Task description – Gather the lines that hold the string "seaborn".
- - - - - - -
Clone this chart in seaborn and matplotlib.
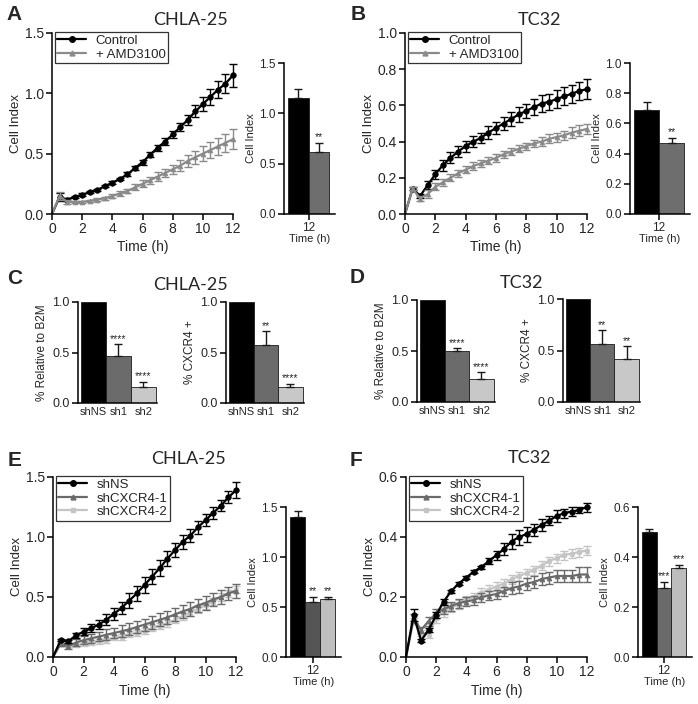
import numpy as np
import pandas as pd
import matplotlib
matplotlib.use('Agg')
import matplotlib.pyplot as plt
from matplotlib.lines import Line2D
import seaborn as sns

sns.set_style('ticks')
plt.rcParams['font.family'] = ['Liberation Sans', 'DejaVu Sans']

# --- data ---
TIME = [0, 0.5, 1, 1.5, 2, 2.5, 3, 3.5, 4, 4.5, 5, 5.5, 6, 6.5, 7, 7.5, 8, 8.5,
        9, 9.5, 10, 10.5, 11, 11.5, 12]

# A: CHLA-25, AMD3100
a_ctrl = [0, 0.14, 0.12, 0.14, 0.16, 0.18, 0.20, 0.23, 0.26, 0.29, 0.33, 0.38, 0.43,
          0.49, 0.55, 0.60, 0.66, 0.72, 0.78, 0.85, 0.91, 0.97, 1.03, 1.08, 1.15]
a_ctrl_err = [0, 0.03, 0.01, 0.01, 0.01, 0.01, 0.01, 0.01, 0.01, 0.01, 0.015, 0.015, 0.02,
              0.02, 0.025, 0.03, 0.03, 0.035, 0.04, 0.05, 0.06, 0.07, 0.07, 0.08, 0.095]
a_amd = [0, 0.15, 0.10, 0.10, 0.10, 0.11, 0.12, 0.13, 0.15, 0.17, 0.19, 0.22, 0.25,
         0.28, 0.31, 0.34, 0.37, 0.40, 0.44, 0.47, 0.50, 0.53, 0.56, 0.59, 0.62]
a_amd_err = [0, 0.03, 0.02, 0.01, 0.01, 0.01, 0.01, 0.01, 0.015, 0.02, 0.02, 0.025, 0.03,
             0.03, 0.035, 0.035, 0.04, 0.045, 0.05, 0.055, 0.06, 0.065, 0.07, 0.075, 0.085]
a_bar = [1.15, 0.62]
a_bar_err = [0.09, 0.085]

# B: TC32, AMD3100
b_ctrl = [0, 0.14, 0.10, 0.16, 0.22, 0.27, 0.31, 0.345, 0.375, 0.40, 0.42, 0.45, 0.475,
          0.50, 0.525, 0.55, 0.57, 0.59, 0.61, 0.62, 0.635, 0.65, 0.665, 0.68, 0.69]
b_ctrl_err = [0, 0.01, 0.01, 0.02, 0.025, 0.03, 0.03, 0.03, 0.03, 0.03, 0.03, 0.035, 0.035,
              0.035, 0.04, 0.04, 0.04, 0.045, 0.045, 0.045, 0.05, 0.05, 0.05, 0.05, 0.055]
b_amd = [0, 0.14, 0.085, 0.11, 0.15, 0.175, 0.20, 0.225, 0.245, 0.265, 0.28, 0.295, 0.31,
         0.33, 0.345, 0.36, 0.375, 0.39, 0.40, 0.415, 0.425, 0.435, 0.45, 0.46, 0.47]
b_amd_err = [0, 0.01, 0.015, 0.02, 0.02, 0.02, 0.02, 0.02, 0.02, 0.02, 0.02, 0.02, 0.02,
             0.02, 0.02, 0.02, 0.02, 0.02, 0.025, 0.025, 0.025, 0.025, 0.03, 0.03, 0.03]
b_bar = [0.69, 0.47]
b_bar_err = [0.055, 0.035]

# C / D: knockdown
kd_labels = ['shNS', 'sh1', 'sh2']
c_b2m = [1.0, 0.47, 0.16]
c_b2m_err = [0, 0.11, 0.05]
c_b2m_stars = ['', '****', '****']
c_cxcr4 = [1.0, 0.57, 0.16]
c_cxcr4_err = [0, 0.14, 0.03]
c_cxcr4_stars = ['', '**', '****']
d_b2m = [1.0, 0.50, 0.23]
d_b2m_err = [0, 0.025, 0.065]
d_b2m_stars = ['', '****', '****']
d_cxcr4 = [1.0, 0.56, 0.42]
d_cxcr4_err = [0, 0.14, 0.12]
d_cxcr4_stars = ['', '**', '**']

# E: CHLA-25 shRNA
e_ns = [0, 0.14, 0.13, 0.18, 0.21, 0.24, 0.27, 0.31, 0.36, 0.41, 0.47, 0.53, 0.60,
        0.67, 0.74, 0.82, 0.89, 0.96, 1.01, 1.08, 1.14, 1.20, 1.26, 1.33, 1.39]
e_ns_err = [0, 0.01, 0.01, 0.02, 0.03, 0.035, 0.04, 0.045, 0.05, 0.05, 0.06, 0.06, 0.065,
            0.065, 0.065, 0.065, 0.06, 0.06, 0.055, 0.055, 0.05, 0.05, 0.045, 0.05, 0.065]
e_sh1 = [0, 0.11, 0.09, 0.12, 0.14, 0.155, 0.17, 0.185, 0.20, 0.215, 0.23, 0.25, 0.27,
         0.29, 0.31, 0.33, 0.355, 0.38, 0.40, 0.43, 0.45, 0.48, 0.50, 0.53, 0.55]
e_sh1_err = [0, 0.02, 0.02, 0.03, 0.035, 0.04, 0.04, 0.045, 0.045, 0.05, 0.05, 0.05, 0.05,
             0.055, 0.055, 0.055, 0.055, 0.055, 0.055, 0.055, 0.055, 0.055, 0.055, 0.055, 0.055]
e_sh2 = [0, 0.11, 0.09, 0.10, 0.11, 0.12, 0.13, 0.14, 0.16, 0.17, 0.19, 0.20, 0.22,
         0.24, 0.26, 0.28, 0.31, 0.34, 0.37, 0.40, 0.43, 0.46, 0.50, 0.53, 0.56]
e_sh2_err = [0, 0.01, 0.01, 0.015, 0.02, 0.02, 0.02, 0.02, 0.02, 0.025, 0.025, 0.025, 0.025,
             0.025, 0.025, 0.03, 0.03, 0.03, 0.03, 0.03, 0.03, 0.03, 0.03, 0.03, 0.03]
e_bar = [1.40, 0.55, 0.58]
e_bar_err = [0.06, 0.05, 0.02]
e_bar_stars = ['', '**', '**']

# F: TC32 shRNA
f_ns = [0, 0.14, 0.055, 0.09, 0.14, 0.185, 0.22, 0.245, 0.265, 0.285, 0.30, 0.32, 0.34,
        0.36, 0.385, 0.40, 0.41, 0.425, 0.44, 0.455, 0.47, 0.48, 0.485, 0.49, 0.50]
f_ns_err = [0, 0.02, 0.005, 0.008, 0.01, 0.01, 0.005, 0.005, 0.005, 0.005, 0.005, 0.01, 0.015,
            0.02, 0.025, 0.025, 0.025, 0.02, 0.02, 0.015, 0.02, 0.015, 0.015, 0.01, 0.015]
f_sh1 = [0, 0.13, 0.09, 0.12, 0.145, 0.16, 0.17, 0.18, 0.185, 0.19, 0.20, 0.205, 0.21,
         0.22, 0.23, 0.235, 0.245, 0.25, 0.26, 0.265, 0.27, 0.27, 0.27, 0.275, 0.275]
f_sh1_err = [0, 0.015, 0.01, 0.015, 0.015, 0.015, 0.015, 0.015, 0.015, 0.015, 0.015, 0.015, 0.015,
             0.015, 0.02, 0.02, 0.02, 0.02, 0.02, 0.02, 0.02, 0.02, 0.02, 0.025, 0.025]
f_sh2 = [0, 0.12, 0.08, 0.075, 0.13, 0.15, 0.165, 0.175, 0.19, 0.20, 0.215, 0.225, 0.235,
         0.245, 0.26, 0.27, 0.28, 0.29, 0.305, 0.32, 0.33, 0.34, 0.345, 0.35, 0.355]
f_sh2_err = [0, 0.01, 0.01, 0.01, 0.015, 0.015, 0.015, 0.015, 0.015, 0.015, 0.015, 0.015, 0.015,
             0.015, 0.015, 0.015, 0.015, 0.015, 0.015, 0.015, 0.015, 0.015, 0.015, 0.015, 0.015]
f_bar = [0.50, 0.275, 0.355]
f_bar_err = [0.013, 0.025, 0.015]
f_bar_stars = ['', '***', '***']

W, H = 698, 704
fig = plt.figure(figsize=(W / 100, H / 100), dpi=100)


def px_axes(l, t, r, b):
    return fig.add_axes([l / W, 1 - b / H, (r - l) / W, (b - t) / H])


def style_axes(ax):
    sns.despine(ax=ax)
    for s in ['left', 'bottom']:
        ax.spines[s].set_linewidth(1.1)
        ax.spines[s].set_color('black')
    ax.tick_params(direction='out', length=4, width=1.1, color='black', pad=2)


def line_panel(ax, series, ymax, ystep, legend_order=None):
    handles = []
    for mean, err, color, marker, ms, lbl in series:
        sns.lineplot(x=TIME, y=mean, color=color, marker=marker, markersize=ms,
                     markevery=slice(1, None), markeredgecolor=color, markeredgewidth=0.5,
                     linewidth=1.6, errorbar=None, legend=False, ax=ax, clip_on=False)
        ax.errorbar(TIME[1:], mean[1:], yerr=err[1:], fmt='none', ecolor=color,
                    elinewidth=1.0, capsize=3, capthick=1.0, clip_on=False)
        handles.append(Line2D([0], [0], color=color, marker=marker, markersize=ms,
                              markeredgecolor=color, linewidth=1.6, label=lbl))
    if legend_order is not None:
        handles = [handles[i] for i in legend_order]
    ax.set_xlim(0, 12)
    ax.set_ylim(0, ymax)
    ax.set_xticks([0, 2, 4, 6, 8, 10, 12])
    ax.set_yticks(np.arange(0, ymax + 1e-9, ystep))
    ax.set_xlabel('Time (h)', fontsize=10, labelpad=3)
    ax.set_ylabel('Cell Index', fontsize=9.5, labelpad=2)
    ax.tick_params(labelsize=10)
    style_axes(ax)
    leg = ax.legend(handles=handles, loc='upper left', bbox_to_anchor=(0.015, 1.005),
                    frameon=True, fancybox=False, edgecolor='black', fontsize=9.5,
                    numpoints=1, handlelength=2.2, borderpad=0.2, labelspacing=0.1,
                    handletextpad=0.7, borderaxespad=0)
    leg.get_frame().set_linewidth(0.9)


def inset_bars(ax, vals, errs, colors, stars, ymax, ystep, width_px, gap_l=4, gap_r=6):
    groups = ['g%d' % i for i in range(len(vals))]
    sns.barplot(x=['12'] * len(vals), y=vals, hue=groups, palette=colors, width=0.8,
                edgecolor='#1a1a1a', linewidth=0.6, errorbar=None, legend=False, ax=ax)
    xs = [p.get_x() + p.get_width() / 2 for p in ax.patches]
    ax.errorbar(xs, vals, yerr=[[0] * len(vals), errs], fmt='none', ecolor='#1a1a1a',
                elinewidth=1.0, capsize=3, capthick=1.0)
    for x, v, e, s in zip(xs, vals, errs, stars):
        if s:
            ax.text(x, v + e + ymax * 0.003, s, ha='center', va='bottom', fontsize=7.5)
    ppu = (width_px - gap_l - gap_r) / 0.8
    ax.set_xlim(-0.4 - gap_l / ppu, 0.4 + gap_r / ppu)
    ax.set_ylim(0, ymax)
    ax.set_yticks(np.arange(0, ymax + 1e-9, ystep))
    ax.set_xticks([0])
    ax.set_xticklabels(['12'])
    ax.set_xlabel('Time (h)', fontsize=8, labelpad=0)
    ax.set_ylabel('Cell Index', fontsize=8, labelpad=2)
    ax.tick_params(labelsize=8.5)
    ax.tick_params(axis='x', labelsize=8.5)
    style_axes(ax)


def kd_bars(ax, vals, errs, colors, stars, ylabel):
    sns.barplot(x=kd_labels, y=vals, hue=kd_labels, palette=colors, width=1.0,
                edgecolor='#1a1a1a', linewidth=0.6, errorbar=None, legend=False, ax=ax)
    xs = [0, 1, 2]
    ax.errorbar(xs[1:], vals[1:], yerr=[[0, 0], errs[1:]], fmt='none', ecolor='#1a1a1a',
                elinewidth=1.0, capsize=3, capthick=1.0)
    for x, v, e, s in zip(xs, vals, errs, stars):
        if s:
            ax.text(x, v + e + 0.003, s, ha='center', va='bottom', fontsize=7.5)
    ax.set_xlim(-0.62, 2.55)
    ax.set_ylim(0, 1.0)
    ax.set_yticks([0, 0.5, 1.0])
    ax.set_ylabel(ylabel, fontsize=8.5, labelpad=3)
    ax.set_xlabel('')
    ax.tick_params(labelsize=9)
    style_axes(ax)
    ax.tick_params(axis='x', length=0, pad=3, labelsize=8)


BLACK = '#000000'

# --- panel A ---
ax = px_axes(52, 33, 233, 214)
line_panel(ax, [(a_ctrl, a_ctrl_err, BLACK, 'o', 4, 'Control'),
                (a_amd, a_amd_err, '#8a8a8a', '^', 3.5, '+ AMD3100')], 1.5, 0.5)
ax = px_axes(284, 63, 335, 214)
inset_bars(ax, a_bar, a_bar_err, [BLACK, '#6e6e6e'], ['', '**'], 1.5, 0.5, 51)

# --- panel B ---
ax = px_axes(405, 33, 587, 214)
line_panel(ax, [(b_ctrl, b_ctrl_err, BLACK, 'o', 4, 'Control'),
                (b_amd, b_amd_err, '#8a8a8a', '^', 3.5, '+ AMD3100')], 1.0, 0.2)
ax = px_axes(630, 63, 690, 214)
inset_bars(ax, b_bar, b_bar_err, [BLACK, '#6e6e6e'], ['', '**'], 1.0, 0.2, 60)

# --- panel C ---
kd_colors = [BLACK, '#6b6b6b', '#c8c8c8']
ax = px_axes(78, 302, 157, 403)
kd_bars(ax, c_b2m, c_b2m_err, kd_colors, c_b2m_stars, '% Relative to B2M')
ax = px_axes(226, 302, 304, 403)
kd_bars(ax, c_cxcr4, c_cxcr4_err, kd_colors, c_cxcr4_stars, '% CXCR4 +')

# --- panel D ---
ax = px_axes(417, 300, 495, 402)
kd_bars(ax, d_b2m, d_b2m_err, kd_colors, d_b2m_stars, '% Relative to B2M')
ax = px_axes(563, 299, 640, 402)
kd_bars(ax, d_cxcr4, d_cxcr4_err, kd_colors, d_cxcr4_stars, '% CXCR4 +')

# --- panel E ---
ax = px_axes(53, 477, 236, 657)
line_panel(ax, [(e_sh2, e_sh2_err, '#c4c4c4', 's', 3.5, 'shCXCR4-2'),
                (e_sh1, e_sh1_err, '#6a6a6a', '^', 3.5, 'shCXCR4-1'),
                (e_ns, e_ns_err, BLACK, 'o', 4, 'shNS')], 1.5, 0.5, legend_order=[2, 1, 0])
ax = px_axes(286, 507, 341, 657)
inset_bars(ax, e_bar, e_bar_err, [BLACK, '#555555', '#bfbfbf'], e_bar_stars, 1.5, 0.5, 55)

# --- panel F ---
ax = px_axes(406, 477, 587, 657)
line_panel(ax, [(f_sh2, f_sh2_err, '#c4c4c4', 's', 3.5, 'shCXCR4-2'),
                (f_sh1, f_sh1_err, '#6a6a6a', '^', 3.5, 'shCXCR4-1'),
                (f_ns, f_ns_err, BLACK, 'o', 4, 'shNS')], 0.6, 0.2, legend_order=[2, 1, 0])
ax = px_axes(638, 507, 692, 657)
inset_bars(ax, f_bar, f_bar_err, [BLACK, '#6a6a6a', '#bdbdbd'], f_bar_stars, 0.6, 0.2, 54)

# --- titles and panel letters ---
titles = [('CHLA-25', 191, 20), ('TC32', 539, 20), ('CHLA-25', 191, 285),
          ('TC32', 521, 283), ('CHLA-25', 189, 459), ('TC32', 529, 458)]
for txt, x, y in titles:
    fig.text(x / W, 1 - y / H, txt, ha='center', va='center', fontsize=13,
             family=['Lato', 'DejaVu Sans'])
letters = [('A', 14, 15), ('B', 358, 15), ('C', 15, 279), ('D', 357, 277),
           ('E', 15, 460), ('F', 356, 460)]
for txt, x, y in letters:
    fig.text(x / W, 1 - y / H, txt, ha='center', va='center', fontsize=15,
             fontweight='bold')

fig.savefig('out.png', dpi=100)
- - - - - - -
Written answer –
Clone this chart in seaborn and matplotlib.
import seaborn as sns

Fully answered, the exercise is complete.